_ENTRIES SHOWN_

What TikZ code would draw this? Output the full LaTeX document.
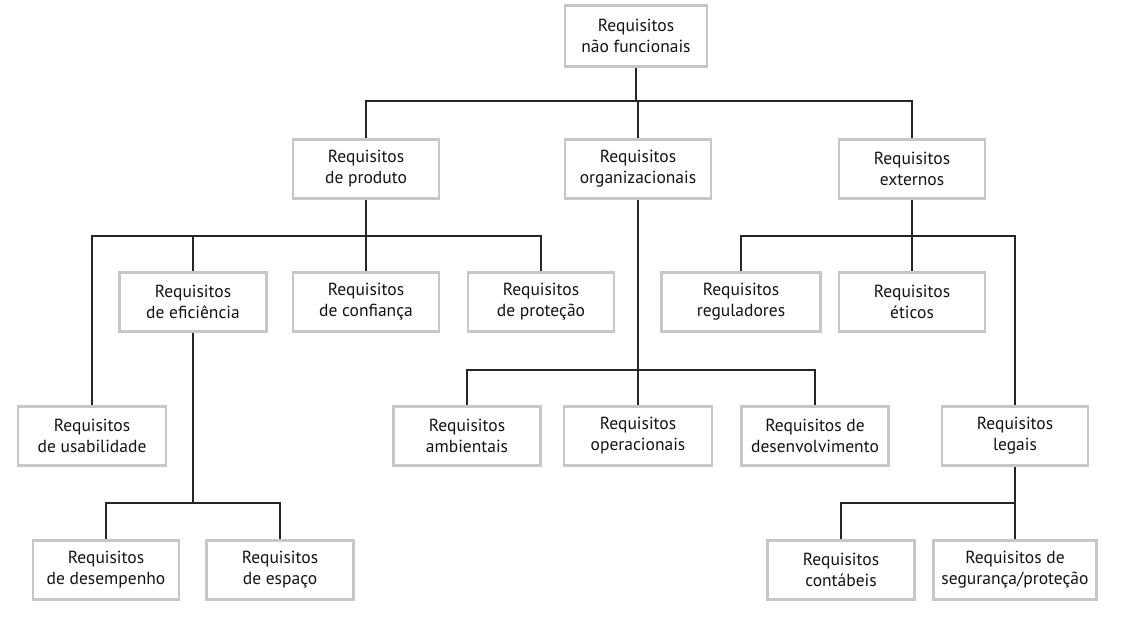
\documentclass[tikz,border=0pt]{standalone}
\usepackage{fontspec}
\setmainfont{PT Sans}
\usetikzlibrary{backgrounds}
\begin{document}
\begin{tikzpicture}[x=1pt,y=-1pt,
  reqbox/.style={draw=black!22, line width=2.6pt, fill=white, align=center,
    minimum width=146pt, minimum height=59pt, inner sep=2pt,
    text=black!92, font=\fontsize{17.5}{21}\selectfont},
  link/.style={draw=black!85, line width=1.2pt}]
\useasboundingbox (0,0) rectangle (1122,616);

% level 0
\node[reqbox, minimum width=142pt, minimum height=61pt] (root) at (636,36) {Requisitos\\não funcionais};

% level 1
\node[reqbox] (prod) at (366,169) {Requisitos\\de produto};
\node[reqbox] (org)  at (638,169) {Requisitos\\organizacionais};
\node[reqbox] (ext)  at (912,169) {Requisitos\\externos};

% level 2
\node[reqbox, minimum width=147pt] (efic) at (193,302) {Requisitos\\de eficiência};
\node[reqbox] (conf) at (366,302) {Requisitos\\de confiança};
\node[reqbox] (prot) at (541,302) {Requisitos\\de proteção};
\node[reqbox, minimum width=159pt] (reg) at (741,302) {Requisitos\\reguladores};
\node[reqbox] (etic) at (912,302) {Requisitos\\éticos};

% level 3
\node[reqbox, minimum width=148pt] (usab) at (92,436) {Requisitos\\de usabilidade};
\node[reqbox, minimum width=147pt] (amb)  at (467,436) {Requisitos\\ambientais};
\node[reqbox, minimum width=148pt] (oper) at (638,436) {Requisitos\\operacionais};
\node[reqbox, minimum width=147pt] (desv) at (815,436) {Requisitos de\\desenvolvimento};
\node[reqbox] (leg)  at (1015,436) {Requisitos\\legais};

% level 4
\node[reqbox] (desemp) at (106,570) {Requisitos\\de desempenho};
\node[reqbox, minimum width=147pt] (espaco) at (280,570) {Requisitos\\de espaço};
\node[reqbox, minimum width=147pt] (cont)   at (841,570) {Requisitos\\contábeis};
\node[reqbox, minimum width=163pt] (seg)    at (1015,570) {Requisitos de\\segurança/proteção};

% heights of the horizontal bus lines
\coordinate (busA) at (0,101);
\coordinate (busB) at (0,236);
\coordinate (busC) at (0,370);
\coordinate (busD) at (0,503);

\begin{pgfonlayer}{background}
  % root to level 1
  \draw[link] (root.south) -- (root.south |- busA);
  \draw[link] (prod.north) |- (ext.north |- busA) -- (ext.north);
  \draw[link] (org.north) -- (org.north |- busA);
  % product requirements
  \draw[link] (prod.south) -- (prod.south |- busB);
  \draw[link] (usab.north) |- (prot.north |- busB) -- (prot.north);
  \draw[link] (efic.north) -- (efic.north |- busB);
  \draw[link] (conf.north) -- (conf.north |- busB);
  % external requirements
  \draw[link] (ext.south) -- (ext.south |- busB);
  \draw[link] (reg.north) |- (leg.north |- busB) -- (leg.north);
  \draw[link] (etic.north) -- (etic.north |- busB);
  % organisational requirements
  \draw[link] (org.south) -- (oper.north);
  \draw[link] (amb.north) |- (desv.north |- busC) -- (desv.north);
  % efficiency requirements
  \draw[link] (efic.south) -- (efic.south |- busD);
  \draw[link] (desemp.north) |- (espaco.north |- busD) -- (espaco.north);
  % legal requirements
  \draw[link] (leg.south) -- (seg.north);
  \draw[link] (cont.north) |- (seg.north |- busD);
\end{pgfonlayer}
\end{tikzpicture}
\end{document}
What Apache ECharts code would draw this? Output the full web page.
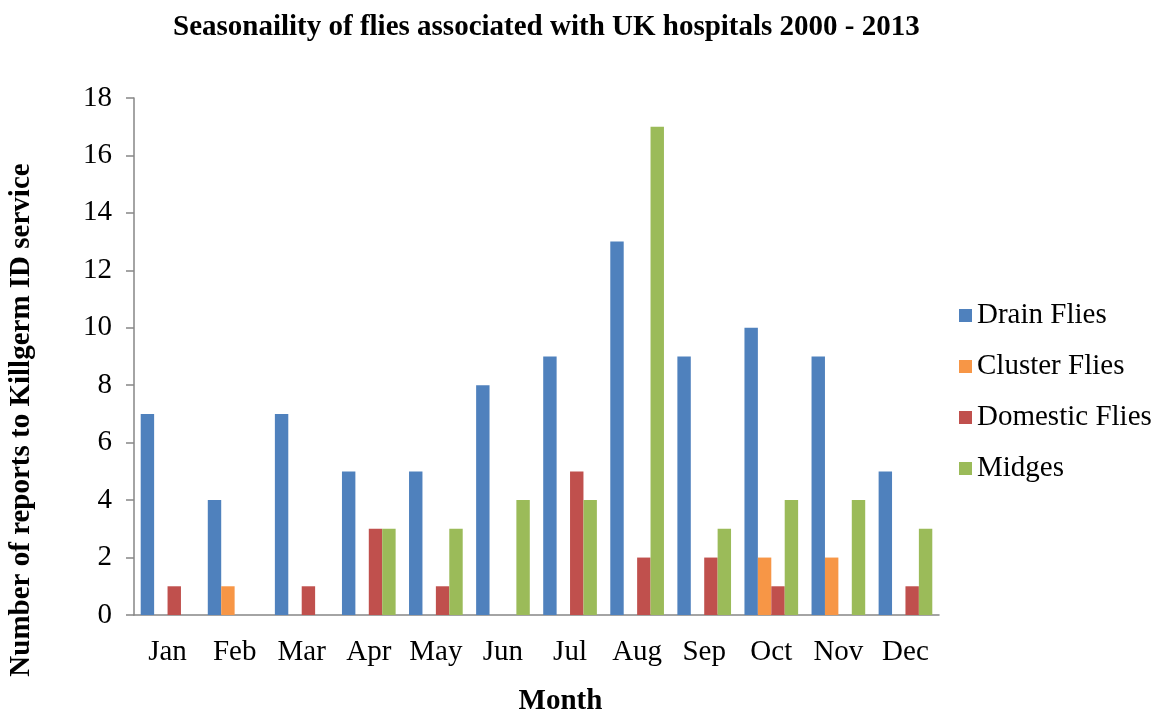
<!DOCTYPE html>
<html>
<head>
<meta charset="utf-8">
<script src="https://cdn.jsdelivr.net/npm/echarts@6/dist/echarts.min.js"></script>
<style>
  html, body { margin: 0; padding: 0; background: #fff; }
  #main { width: 1156px; height: 713px; }
</style>
</head>
<body>
<div id="main"></div>
<script>
  var months = ['Jan', 'Feb', 'Mar', 'Apr', 'May', 'Jun', 'Jul', 'Aug', 'Sep', 'Oct', 'Nov', 'Dec'];
  var drainFlies = [7, 4, 7, 5, 5, 8, 9, 13, 9, 10, 9, 5];
  var clusterFlies = [0, 1, 0, 0, 0, 0, 0, 0, 0, 2, 2, 0];
  var domesticFlies = [1, 0, 1, 3, 1, 0, 5, 2, 2, 1, 0, 1];
  var midges = [0, 0, 0, 3, 3, 4, 4, 17, 3, 4, 4, 3];

  var font = '"Liberation Serif", "Times New Roman", serif';

  var myChart = echarts.init(document.getElementById('main'));
  myChart.setOption({
    animation: false,
    textStyle: { fontFamily: font },
    title: {
      text: 'Seasonaility of flies associated with UK hospitals 2000 - 2013',
      left: 168,
      top: 8,
      textStyle: { fontFamily: font, fontSize: 29, fontWeight: 'bold', color: '#000' }
    },
    legend: {
      orient: 'vertical',
      left: 954,
      top: 296,
      itemWidth: 13,
      itemHeight: 13,
      itemGap: 22,
      icon: 'rect',
      textStyle: { fontFamily: font, fontSize: 29, color: '#000' },
      data: ['Drain Flies', 'Cluster Flies', 'Domestic Flies', 'Midges']
    },
    grid: {
      left: 134,
      right: 217,
      top: 98,
      bottom: 98,
      outerBoundsMode: 'none'
    },
    xAxis: {
      type: 'category',
      data: months,
      name: 'Month',
      nameLocation: 'middle',
      nameGap: 72,
      nameTextStyle: { fontFamily: font, fontSize: 29, fontWeight: 'bold', color: '#000', padding: [0, 0, 0, 48] },
      axisLine: { lineStyle: { color: '#868686', width: 1.5 } },
      axisTick: { alignWithLabel: false, interval: 0, length: 8, lineStyle: { color: '#868686', width: 1.5 } },
      axisLabel: { interval: 0, fontFamily: font, fontSize: 29, color: '#000', margin: 23 }
    },
    yAxis: {
      type: 'value',
      min: 0,
      max: 18,
      interval: 2,
      axisLine: { show: true, lineStyle: { color: '#868686', width: 1.5 } },
      axisTick: { show: true, length: 8, lineStyle: { color: '#868686', width: 1.5 } },
      splitLine: { show: false },
      axisLabel: { fontFamily: font, fontSize: 29, color: '#000', margin: 22 }
    },
    graphic: [{
      type: 'text',
      x: 22,
      y: 420,
      rotation: Math.PI / 2,
      style: {
        text: 'Number of reports to Killgerm ID service',
        font: 'bold 29px ' + font,
        fill: '#000',
        textAlign: 'center',
        textVerticalAlign: 'middle'
      }
    }],
    series: [
      {
        name: 'Drain Flies',
        type: 'bar',
        barGap: 0,
        barCategoryGap: '20%',
        itemStyle: { color: '#4F81BD' },
        data: drainFlies
      },
      {
        name: 'Cluster Flies',
        type: 'bar',
        itemStyle: { color: '#F79646' },
        data: clusterFlies
      },
      {
        name: 'Domestic Flies',
        type: 'bar',
        itemStyle: { color: '#C0504D' },
        data: domesticFlies
      },
      {
        name: 'Midges',
        type: 'bar',
        itemStyle: { color: '#9BBB59' },
        data: midges
      }
    ]
  });
</script>
</body>
</html>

_PROMPT_
Copy the entries above faithfully and omit every image.

_FINISHED ANSWER_
What TikZ code would draw this? Output the full LaTeX document.
\documentclass[tikz,border=0pt]{standalone}
\usepackage{fontspec}
\setmainfont{PT Sans}
\usetikzlibrary{backgrounds}
\begin{document}
\begin{tikzpicture}[x=1pt,y=-1pt,
  reqbox/.style={draw=black!22, line width=2.6pt, fill=white, align=center,
    minimum width=146pt, minimum height=59pt, inner sep=2pt,
    text=black!92, font=\fontsize{17.5}{21}\selectfont},
  link/.style={draw=black!85, line width=1.2pt}]
\useasboundingbox (0,0) rectangle (1122,616);

% level 0
\node[reqbox, minimum width=142pt, minimum height=61pt] (root) at (636,36) {Requisitos\\não funcionais};

% level 1
\node[reqbox] (prod) at (366,169) {Requisitos\\de produto};
\node[reqbox] (org)  at (638,169) {Requisitos\\organizacionais};
\node[reqbox] (ext)  at (912,169) {Requisitos\\externos};

% level 2
\node[reqbox, minimum width=147pt] (efic) at (193,302) {Requisitos\\de eficiência};
\node[reqbox] (conf) at (366,302) {Requisitos\\de confiança};
\node[reqbox] (prot) at (541,302) {Requisitos\\de proteção};
\node[reqbox, minimum width=159pt] (reg) at (741,302) {Requisitos\\reguladores};
\node[reqbox] (etic) at (912,302) {Requisitos\\éticos};

% level 3
\node[reqbox, minimum width=148pt] (usab) at (92,436) {Requisitos\\de usabilidade};
\node[reqbox, minimum width=147pt] (amb)  at (467,436) {Requisitos\\ambientais};
\node[reqbox, minimum width=148pt] (oper) at (638,436) {Requisitos\\operacionais};
\node[reqbox, minimum width=147pt] (desv) at (815,436) {Requisitos de\\desenvolvimento};
\node[reqbox] (leg)  at (1015,436) {Requisitos\\legais};

% level 4
\node[reqbox] (desemp) at (106,570) {Requisitos\\de desempenho};
\node[reqbox, minimum width=147pt] (espaco) at (280,570) {Requisitos\\de espaço};
\node[reqbox, minimum width=147pt] (cont)   at (841,570) {Requisitos\\contábeis};
\node[reqbox, minimum width=163pt] (seg)    at (1015,570) {Requisitos de\\segurança/proteção};

% heights of the horizontal bus lines
\coordinate (busA) at (0,101);
\coordinate (busB) at (0,236);
\coordinate (busC) at (0,370);
\coordinate (busD) at (0,503);

\begin{pgfonlayer}{background}
  % root to level 1
  \draw[link] (root.south) -- (root.south |- busA);
  \draw[link] (prod.north) |- (ext.north |- busA) -- (ext.north);
  \draw[link] (org.north) -- (org.north |- busA);
  % product requirements
  \draw[link] (prod.south) -- (prod.south |- busB);
  \draw[link] (usab.north) |- (prot.north |- busB) -- (prot.north);
  \draw[link] (efic.north) -- (efic.north |- busB);
  \draw[link] (conf.north) -- (conf.north |- busB);
  % external requirements
  \draw[link] (ext.south) -- (ext.south |- busB);
  \draw[link] (reg.north) |- (leg.north |- busB) -- (leg.north);
  \draw[link] (etic.north) -- (etic.north |- busB);
  % organisational requirements
  \draw[link] (org.south) -- (oper.north);
  \draw[link] (amb.north) |- (desv.north |- busC) -- (desv.north);
  % efficiency requirements
  \draw[link] (efic.south) -- (efic.south |- busD);
  \draw[link] (desemp.north) |- (espaco.north |- busD) -- (espaco.north);
  % legal requirements
  \draw[link] (leg.south) -- (seg.north);
  \draw[link] (cont.north) |- (seg.north |- busD);
\end{pgfonlayer}
\end{tikzpicture}
\end{document}
What Apache ECharts code would draw this? Output the full web page.
<!DOCTYPE html>
<html>
<head>
<meta charset="utf-8">
<script src="https://cdn.jsdelivr.net/npm/echarts@6/dist/echarts.min.js"></script>
<style>
  html, body { margin: 0; padding: 0; background: #fff; }
  #main { width: 1156px; height: 713px; }
</style>
</head>
<body>
<div id="main"></div>
<script>
  var months = ['Jan', 'Feb', 'Mar', 'Apr', 'May', 'Jun', 'Jul', 'Aug', 'Sep', 'Oct', 'Nov', 'Dec'];
  var drainFlies = [7, 4, 7, 5, 5, 8, 9, 13, 9, 10, 9, 5];
  var clusterFlies = [0, 1, 0, 0, 0, 0, 0, 0, 0, 2, 2, 0];
  var domesticFlies = [1, 0, 1, 3, 1, 0, 5, 2, 2, 1, 0, 1];
  var midges = [0, 0, 0, 3, 3, 4, 4, 17, 3, 4, 4, 3];

  var font = '"Liberation Serif", "Times New Roman", serif';

  var myChart = echarts.init(document.getElementById('main'));
  myChart.setOption({
    animation: false,
    textStyle: { fontFamily: font },
    title: {
      text: 'Seasonaility of flies associated with UK hospitals 2000 - 2013',
      left: 168,
      top: 8,
      textStyle: { fontFamily: font, fontSize: 29, fontWeight: 'bold', color: '#000' }
    },
    legend: {
      orient: 'vertical',
      left: 954,
      top: 296,
      itemWidth: 13,
      itemHeight: 13,
      itemGap: 22,
      icon: 'rect',
      textStyle: { fontFamily: font, fontSize: 29, color: '#000' },
      data: ['Drain Flies', 'Cluster Flies', 'Domestic Flies', 'Midges']
    },
    grid: {
      left: 134,
      right: 217,
      top: 98,
      bottom: 98,
      outerBoundsMode: 'none'
    },
    xAxis: {
      type: 'category',
      data: months,
      name: 'Month',
      nameLocation: 'middle',
      nameGap: 72,
      nameTextStyle: { fontFamily: font, fontSize: 29, fontWeight: 'bold', color: '#000', padding: [0, 0, 0, 48] },
      axisLine: { lineStyle: { color: '#868686', width: 1.5 } },
      axisTick: { alignWithLabel: false, interval: 0, length: 8, lineStyle: { color: '#868686', width: 1.5 } },
      axisLabel: { interval: 0, fontFamily: font, fontSize: 29, color: '#000', margin: 23 }
    },
    yAxis: {
      type: 'value',
      min: 0,
      max: 18,
      interval: 2,
      axisLine: { show: true, lineStyle: { color: '#868686', width: 1.5 } },
      axisTick: { show: true, length: 8, lineStyle: { color: '#868686', width: 1.5 } },
      splitLine: { show: false },
      axisLabel: { fontFamily: font, fontSize: 29, color: '#000', margin: 22 }
    },
    graphic: [{
      type: 'text',
      x: 22,
      y: 420,
      rotation: Math.PI / 2,
      style: {
        text: 'Number of reports to Killgerm ID service',
        font: 'bold 29px ' + font,
        fill: '#000',
        textAlign: 'center',
        textVerticalAlign: 'middle'
      }
    }],
    series: [
      {
        name: 'Drain Flies',
        type: 'bar',
        barGap: 0,
        barCategoryGap: '20%',
        itemStyle: { color: '#4F81BD' },
        data: drainFlies
      },
      {
        name: 'Cluster Flies',
        type: 'bar',
        itemStyle: { color: '#F79646' },
        data: clusterFlies
      },
      {
        name: 'Domestic Flies',
        type: 'bar',
        itemStyle: { color: '#C0504D' },
        data: domesticFlies
      },
      {
        name: 'Midges',
        type: 'bar',
        itemStyle: { color: '#9BBB59' },
        data: midges
      }
    ]
  });
</script>
</body>
</html>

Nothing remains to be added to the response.